“A lifetime of service to others is a life well spent for some people,” said the Rev. Traci deVon Blackmon in her homily on Wednesday, July 8. “The power of faithfulness on every level of life has its own reward.”
Blackmon preached at the 9:15 a.m EDT morning devotional on the CHQ Assembly Video Platform. Her sermon title was “Faithful Without Fanfare.” The scripture text was Acts 1:23-26 (NRSV).
“So they proposed two, Joseph called Barsabbas, who was also known as Justus, and Matthias. Then they prayed and said, ‘Lord, you know everyone’s heart. Show us which one of these two you have chosen to take the place in this ministry and apostleship from which Judas turned aside to go to his own place.’ And they cast lots for them, and the lot fell on Matthias; and he was added to the eleven apostles.”
At Christ the King United Church of Christ, where Blackmon is the pastor, they celebrate Black History Month by reflecting on the contributions of Black Americans “to the rich tapestry of our American life,” she said. “There are many untold stories about people who broke the color barrier, or made their communities better.”
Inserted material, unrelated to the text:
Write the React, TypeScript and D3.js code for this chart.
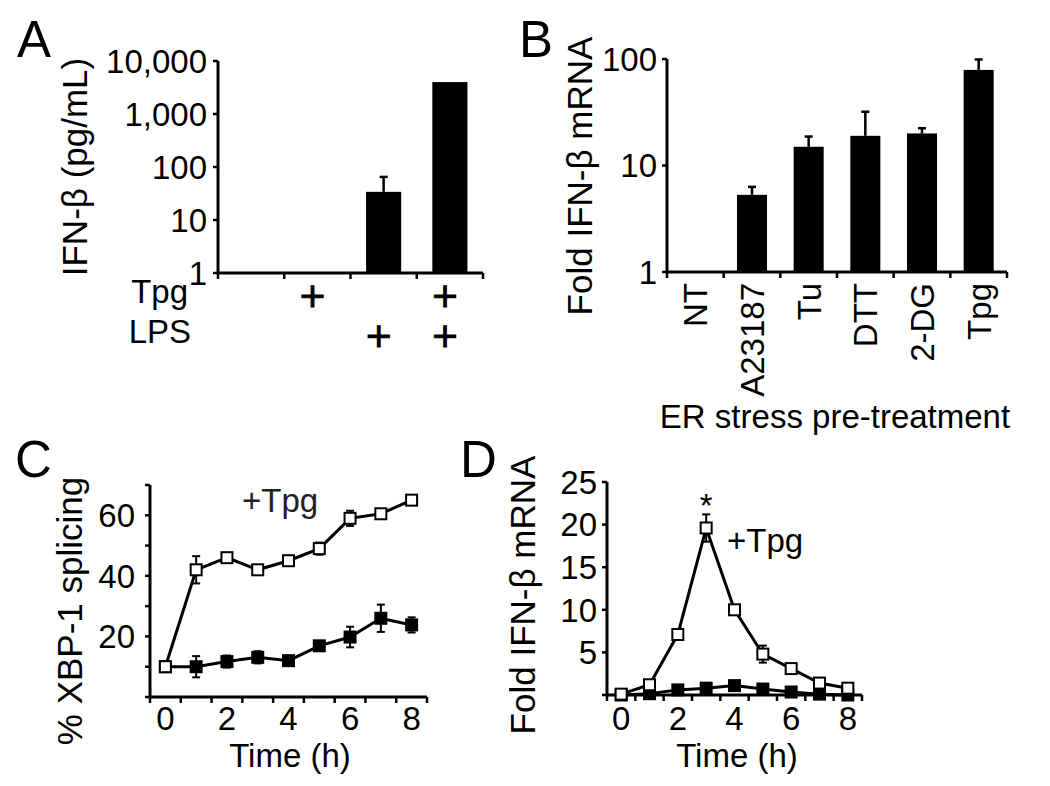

In 2012, President Barack Obama invited six senior citizens — unsung heroes, Blackmon said — to the White House, where they were honored for their extraordinary acts of service. They were pioneers in education who made changes for their communities and worked for racial equality.
These six people included Theodore Peters, one of the first Black men to join the Marine Corps and who then served his Southside Chicago neighborhood; Gladys Reed, who fed hungry people in Cleveland and volunteered in a hospital taking care of patients 20 years younger than herself; Velma Lois Jones, the first Black classroom teacher to head the Tennessee Education Association and a worker for voting rights.
Also included were Columbus Preston Holmes, who fought in World War II and served as postmaster and other posts in Mound Bayou, Louisiana. Marguerite Levere was a missionary and in 2012, at the age of 107, she was still taking care of her daughter, aged 78, who had cerebral palsy. James Patrick flew with the Tuskegee Airmen in World War II and worked as a bail bondsman in Atlanta, providing bail for Martin Luther King, Jr.
“The only thread among them is resilience and perseverance,” Blackmon told the congregation. “We have extraordinary stories and people in our own families.
She asked the congregation if they were familiar with Matthias. He was chosen to replace Judas, who died by suicide after selling out Jesus.
“Peter said that Judas must be replaced,” Blackmon said. “Now, I have to ask why he did not look at the sisters. Mary Magdalene would have been my choice.”
She asked what qualifications this small Christian community of 120, gathered in an upper room, were looking for.
“They wanted someone who had been with them from the beginning, who knew their stories and mission. They wanted someone they respected, and in the whole group, they only found two — Joseph and Matthias,” she said. The lot fell to Matthias.
This passage in Acts is the only place in Scripture where Matthias is mentioned.
“Author Marvin McMickle said that there are not many churches, hospitals or buildings named (for) St. Matthias. I did not find one until I visited Budapest,” Blackmon said. “But he was faithful enough to be one of the select.”
Blackmon asked the congregation, “Are we faithful enough that even if we are not chosen for the limelight, we will do the work?”
She said, “We live in a world where everything is about media and exposure. There is a clamor for us to pay attention to things that we should not give attention. Service to Christ is not about popularity or the books you write. All God is concerned about is the measure of your faithfulness.”
How do you measure that faithfulness? “You show up when no one is calling your name,” Blackmon said. “That is what Christ calls faithfulness without fanfare.”
The Rev. Carmen L. Perry, pastor of the Hurlbut Memorial Community United Methodist Church in Chautauqua Institution, presided from the Hall of Christ. Joshua Stafford, interim organist for Chautauqua Institution, played the Tallman Tracker Organ. Michael Miller, a Chautauqua Opera Apprentice Artist, served as vocal soloist. The organ prelude, performed by Stafford, was an improvisation. Miller sang the hymn, “Blessed Quietness.” The anthem was “Adoration,” by Florence Price. Stafford played an improvisation for the postlude. This program was made possible by the Mr. and Mrs. William Uhler Follansbee Memorial Chaplaincy and the Robert D. Campbell Memorial Chaplaincy Fund.